Flos Lonicerae is often sulfur-fumigated during post-harvest handling, but excessive sulfur fumigation can reduce the quality of Flos Lonicerae products and then is harmful to human health. In order to achieve rapid and non-destructive identification for sulfur fumigated Flos Lonicerae, hyperspectral imaging was explored to establish detection models for sulfur fumigated Flos Lonicerae. A total of 450 Flos Lonicerae samples with different sulfur fumigation degrees were collected by a hyperspectral imaging system (371–1024 nm). Principle component analysis was applied to explore the separability of different sulfur fumigated Flos Lonicerae samples, and preliminary results demonstrated that sulfur fumigated Flos Lonicerae samples showed a trend of classification. Then, a method for data pretreatment, Savitzky–Golay filter (SG) combined with the standard normalized variable (SNV), was applied for de-noising and smoothing of the original data. The competitive adaptive reweighted sampling (CARS) algorithm was used to extract the optimal wavelengths ranged from 421 to 917 nm, and simultaneously the effect of CARS algorithm was compared with that of the successive projection algorithm and regression coefficient algorithm to determine the best method for the selection of optimal wavelengths. Least squares support vector machine (LS-SVM) and partial least squares regression (PLSR) were applied to build the classification models based on full spectra preprocessed by SG–SNV method. In order to simplify the calibration model, the PLSR, LS-SVM and BP neural network algorithms were used to build models based on optimal wavelengths. The overall results revealed that all models could achieve fast and non-destructive identification of sulfur fumigated Flos Lonicerae.

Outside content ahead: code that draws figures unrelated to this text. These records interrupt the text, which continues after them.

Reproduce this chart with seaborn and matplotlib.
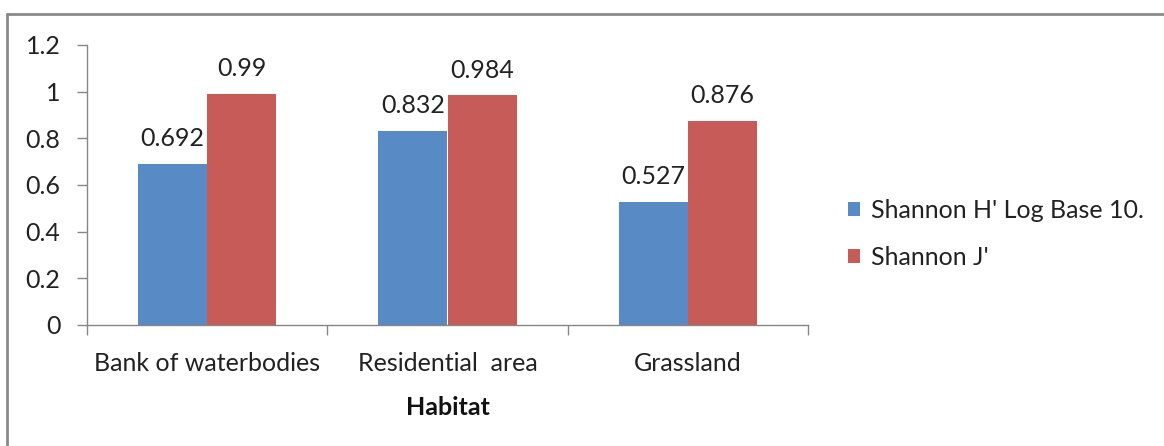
import matplotlib
matplotlib.use("Agg")
import matplotlib.pyplot as plt
from matplotlib.lines import Line2D
from matplotlib.patches import Patch
import seaborn as sns
import pandas as pd

habitats = ["Bank of waterbodies", "Residential  area", "Grassland"]
series_names = ["Shannon H' Log Base 10.", "Shannon J'"]
shannon_h = [0.692, 0.832, 0.527]
shannon_j = [0.99, 0.984, 0.876]
h_labels = ["0.692", "0.832", "0.527"]
j_labels = ["0.99", "0.984", "0.876"]
y_ticks = [0, 0.2, 0.4, 0.6, 0.8, 1.0, 1.2]
y_tick_labels = ["0", "0.2", "0.4", "0.6", "0.8", "1", "1.2"]

df = pd.DataFrame({
    "Habitat": habitats * 2,
    "Series": [series_names[0]] * 3 + [series_names[1]] * 3,
    "Value": shannon_h + shannon_j,
})

colors = ["#588AC5", "#C65B58"]
font = "Lato"
fs = 18

sns.set_style("white")
plt.rcParams["font.family"] = [font, "DejaVu Sans"]

fig = plt.figure(figsize=(11.64, 4.46), dpi=100)
ax = fig.add_axes([87 / 1164, 1 - 325 / 446, (808 - 87) / 1164, (325 - 45) / 446])

sns.barplot(data=df, x="Habitat", y="Value", hue="Series", hue_order=series_names,
            palette=colors, width=0.575, saturation=1, ax=ax, legend=False,
            edgecolor="none")

for cont, labs in zip(ax.containers, [h_labels, j_labels]):
    ax.bar_label(cont, labels=labs, padding=10, fontsize=fs, color="#222222")

ax.set_xlim(-0.5, 2.5)
ax.set_ylim(0, 1.2)
ax.set_yticks(y_ticks)
ax.set_yticklabels(y_tick_labels)
ax.set_xticks([-0.5, 0.5, 1.5, 2.5], minor=True)
ax.tick_params(axis="x", which="major", length=0, pad=19.5, labelsize=fs, labelcolor="#222222")
ax.tick_params(axis="x", which="minor", length=7, width=1, color="#868686", direction="out")
ax.tick_params(axis="y", which="major", length=7, width=1, color="#868686", direction="out",
               pad=12, labelsize=fs, labelcolor="#222222")
ax.xaxis.set_ticks_position("bottom")
ax.yaxis.set_ticks_position("left")

for side in ["top", "right"]:
    ax.spines[side].set_visible(False)
for side in ["left", "bottom"]:
    ax.spines[side].set_color("#868686")
    ax.spines[side].set_linewidth(1)

ax.set_ylabel("")
ax.set_xlabel("Habitat", fontsize=fs, fontweight="bold", color="#111111", labelpad=15)

handles = [Patch(facecolor=c, edgecolor="none") for c in colors]
fig.legend(handles, series_names, loc="center left", bbox_to_anchor=(825 / 1164, 1 - 234 / 446),
           frameon=False, fontsize=fs, handlelength=0.5, handleheight=0.5,
           handletextpad=0.45, labelspacing=0.95, labelcolor="#222222")

# outer chart frame (top and left edges)
fig.add_artist(Line2D([7 / 1164, 1.0], [1 - 14 / 446, 1 - 14 / 446], transform=fig.transFigure,
                      color="#8a8a8a", linewidth=2))
fig.add_artist(Line2D([7 / 1164, 7 / 1164], [0.0, 1 - 14 / 446], transform=fig.transFigure,
                      color="#8a8a8a", linewidth=2))

fig.savefig("out.png", dpi=100, facecolor="white")
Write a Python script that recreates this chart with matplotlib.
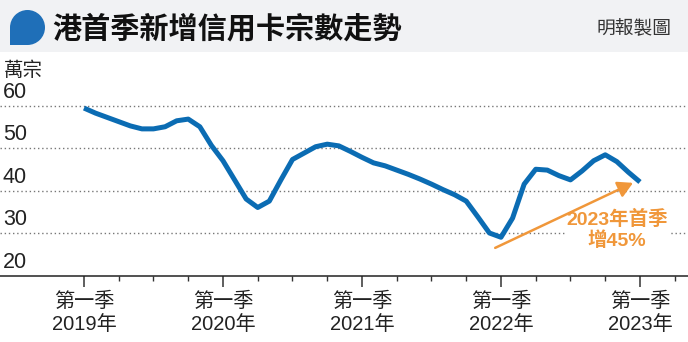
import numpy as np
import matplotlib
matplotlib.use('Agg')
import matplotlib.pyplot as plt
from matplotlib.patches import Rectangle, Circle

plt.rcParams['font.family'] = ['Liberation Sans Narrow', 'Liberation Sans', 'Noto Sans CJK TC', 'DejaVu Sans']

# monthly new credit cards (10k), Jan 2019 .. Jan 2023
values = [59.4, 58.2, 57.2, 56.2, 55.2, 54.5, 54.5, 55.0, 56.4, 56.8, 55.0, 50.6,
          47.0, 42.5, 38.0, 36.0, 37.5, 42.5, 47.3, 48.8, 50.3, 50.9, 50.5, 49.2,
          47.8, 46.5, 45.8, 44.8, 43.8, 42.7, 41.5, 40.2, 39.0, 37.5, 33.8, 30.0,
          29.0, 33.5, 41.5, 45.0, 44.8, 43.5, 42.5, 44.6, 47.0, 48.4, 46.8, 44.3,
          42.0]
months = np.arange(len(values))
year_labels = ['第一季\n2019年', '第一季\n2020年', '第一季\n2021年', '第一季\n2022年', '第一季\n2023年']
year_ticks = [0, 12, 24, 36, 48]
quarter_ticks = np.arange(0, 52, 3)
y_ticks = [20, 30, 40, 50, 60]

BLUE = '#0b6cb3'
ORANGE = '#f0973a'

fig = plt.figure(figsize=(6.88, 3.42), dpi=100)

# header band
hdr = fig.add_axes([0, 0, 1, 1], zorder=0)
hdr.set_xlim(0, 688)
hdr.set_ylim(342, 0)
hdr.axis('off')
hdr.add_patch(Rectangle((0, 0), 688, 52, color='#f1f2f4', lw=0))
hdr.add_patch(Circle((27.5, 27.5), 17.5, color='#1f6fb8', lw=0))
hdr.add_patch(Rectangle((10, 27.5), 17.5, 17.5, color='#1f6fb8', lw=0))
hdr.text(52, 28, '港首季新增信用卡宗數走勢', fontsize=21, fontweight='bold',
         family=['Noto Sans CJK TC'], va='center', ha='left', color='#111111')
hdr.text(672, 28, '明報製圖', fontsize=13.5, family=['Noto Sans CJK TC'],
         va='center', ha='right', color='#333333')
hdr.text(4, 70, '萬宗', fontsize=14, family=['Noto Sans CJK TC'], va='center',
         ha='left', color='#222222')

ax = fig.add_axes([0, (342 - 275.5) / 342, 1, 42 * 4.25 / 342], zorder=1)
ax.patch.set_alpha(0)
ax.set_xlim(-84 / 11.583, (688 - 84) / 11.583)
ax.set_ylim(20, 62)

for s in ['top', 'right', 'left']:
    ax.spines[s].set_visible(False)
ax.spines['bottom'].set_linewidth(1.1)
ax.spines['bottom'].set_color('#222222')

for v in y_ticks[1:]:
    ax.axhline(v, color='#777777', lw=1.0, ls=(0, (1, 2)), zorder=1)
for v in y_ticks:
    ax.annotate(str(v), xy=(0, v), xycoords=('axes fraction', 'data'),
                xytext=(2, 2), textcoords='offset points', ha='left', va='bottom',
                fontsize=15.5, color='#222222')
ax.set_yticks([])

ax.set_xticks(year_ticks)
ax.set_xticklabels(year_labels, fontsize=14.5, linespacing=1.25, color='#222222')
ax.set_xticks(quarter_ticks, minor=True)
ax.tick_params(axis='x', which='major', length=8, width=1.1, color='#333333', pad=4)
ax.tick_params(axis='x', which='minor', length=3.5, width=1.0, color='#333333')

ax.plot(months, values, color=BLUE, lw=3.6, solid_joinstyle='round',
        solid_capstyle='butt', zorder=3)

ax.annotate('', xy=(47.4, 41.8), xytext=(35.5, 26.5),
            arrowprops=dict(arrowstyle='-|>,head_length=0.9,head_width=0.5',
                            color=ORANGE, lw=1.8, shrinkA=0, shrinkB=0), zorder=4)
ax.text(46.0, 30.8, '2023年首季\n增45%', fontsize=14, fontweight='bold',
        color=ORANGE, ha='center', va='center', linespacing=1.15,
        family=['Liberation Sans', 'Noto Sans CJK TC'],
        bbox=dict(facecolor='white', edgecolor='none', pad=1), zorder=2)

fig.savefig('out.png', dpi=100)
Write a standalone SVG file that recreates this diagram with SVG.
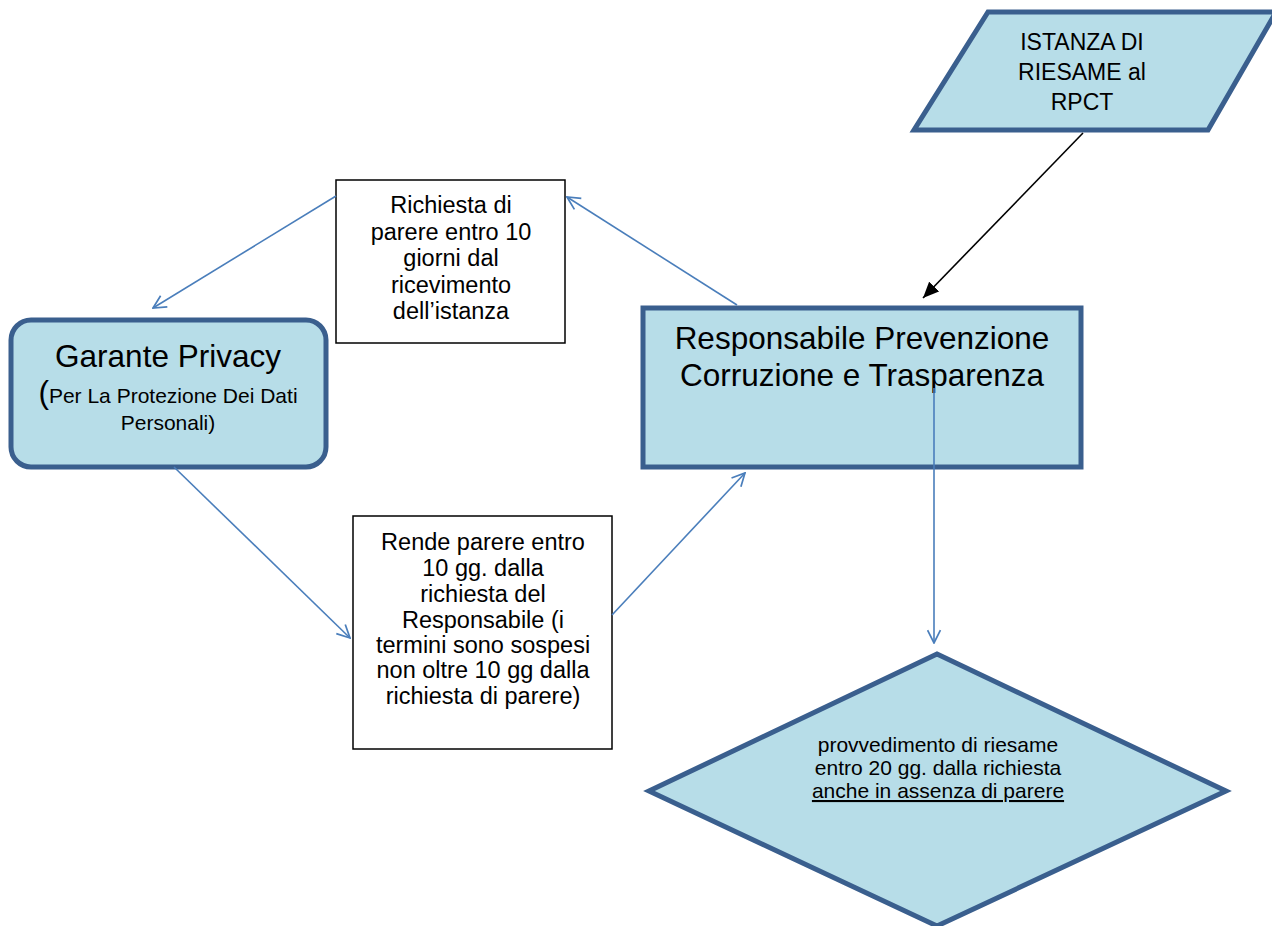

The model based on CARS obtained optimal performance, and the CARS–LS-SVM model had the best classification effect for the prediction set with the correlation coefficient $$R_{P}^{2}$$ of 0.9109 and the root mean square error of 0.3353. Therefore, hyperspectral imaging technology combined with chemometrics can be utilized to achieve fast and non-destructive inspection for Flos Lonicerae fumigated with different sulfur concentrations.